■ TO DO:
Across the entries below, how many lines contain the string "this"? Give only the count.

■ EXCERPTED RECORDS:
⁂

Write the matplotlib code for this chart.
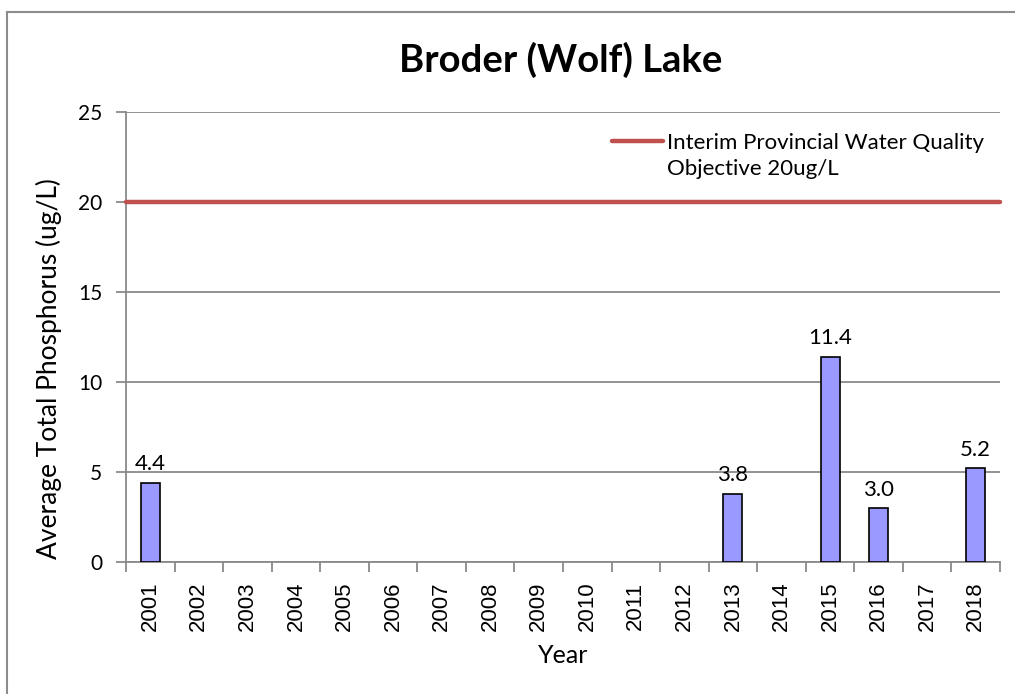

⁂

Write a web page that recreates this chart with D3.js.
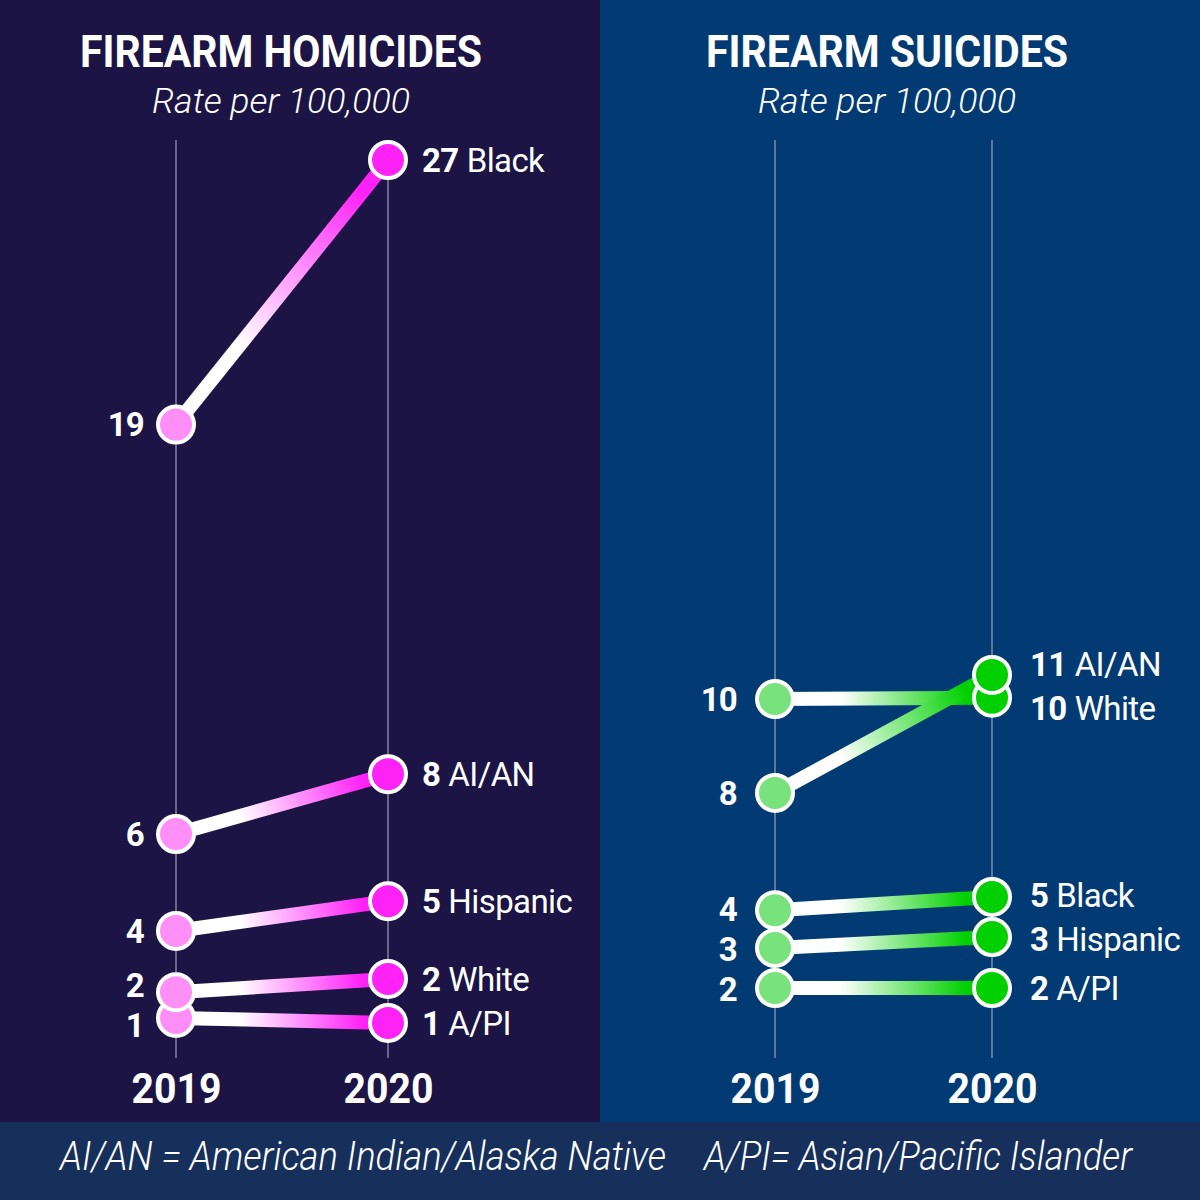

⁂

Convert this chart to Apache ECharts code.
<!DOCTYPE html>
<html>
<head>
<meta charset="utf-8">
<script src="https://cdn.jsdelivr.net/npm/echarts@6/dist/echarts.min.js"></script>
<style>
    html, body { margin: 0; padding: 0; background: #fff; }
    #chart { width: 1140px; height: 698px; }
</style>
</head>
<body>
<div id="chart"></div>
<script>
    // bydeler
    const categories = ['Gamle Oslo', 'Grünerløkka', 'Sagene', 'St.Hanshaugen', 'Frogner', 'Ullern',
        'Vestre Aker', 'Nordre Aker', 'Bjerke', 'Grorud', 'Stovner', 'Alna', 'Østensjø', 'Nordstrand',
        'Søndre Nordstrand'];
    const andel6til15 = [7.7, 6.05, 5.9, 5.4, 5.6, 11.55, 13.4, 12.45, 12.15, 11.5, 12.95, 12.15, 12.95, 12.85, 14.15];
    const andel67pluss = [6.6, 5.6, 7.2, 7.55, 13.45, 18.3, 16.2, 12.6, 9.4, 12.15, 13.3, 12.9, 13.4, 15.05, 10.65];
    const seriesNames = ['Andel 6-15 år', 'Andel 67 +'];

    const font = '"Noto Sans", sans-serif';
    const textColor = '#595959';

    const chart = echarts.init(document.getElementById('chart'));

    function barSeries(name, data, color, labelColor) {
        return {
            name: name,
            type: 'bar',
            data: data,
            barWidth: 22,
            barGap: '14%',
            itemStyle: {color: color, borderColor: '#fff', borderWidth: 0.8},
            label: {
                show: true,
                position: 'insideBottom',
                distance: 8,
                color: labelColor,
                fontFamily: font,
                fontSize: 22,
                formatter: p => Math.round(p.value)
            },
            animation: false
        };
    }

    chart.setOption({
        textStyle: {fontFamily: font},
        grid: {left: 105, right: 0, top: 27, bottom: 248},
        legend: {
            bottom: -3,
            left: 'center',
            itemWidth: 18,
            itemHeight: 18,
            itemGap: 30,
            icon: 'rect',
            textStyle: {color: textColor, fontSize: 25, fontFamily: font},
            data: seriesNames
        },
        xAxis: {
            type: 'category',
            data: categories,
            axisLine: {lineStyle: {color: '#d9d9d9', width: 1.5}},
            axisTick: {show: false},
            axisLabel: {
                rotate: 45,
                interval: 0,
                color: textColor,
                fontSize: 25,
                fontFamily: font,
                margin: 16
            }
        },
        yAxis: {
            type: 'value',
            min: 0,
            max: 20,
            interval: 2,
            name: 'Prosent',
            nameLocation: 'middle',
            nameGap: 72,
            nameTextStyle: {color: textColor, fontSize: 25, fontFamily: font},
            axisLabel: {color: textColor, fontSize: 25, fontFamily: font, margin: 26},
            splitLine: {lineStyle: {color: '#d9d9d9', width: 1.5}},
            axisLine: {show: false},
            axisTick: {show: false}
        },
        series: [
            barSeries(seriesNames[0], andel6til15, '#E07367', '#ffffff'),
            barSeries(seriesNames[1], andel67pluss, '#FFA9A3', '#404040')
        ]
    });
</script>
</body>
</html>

⁂

■ FINAL RESULT:
3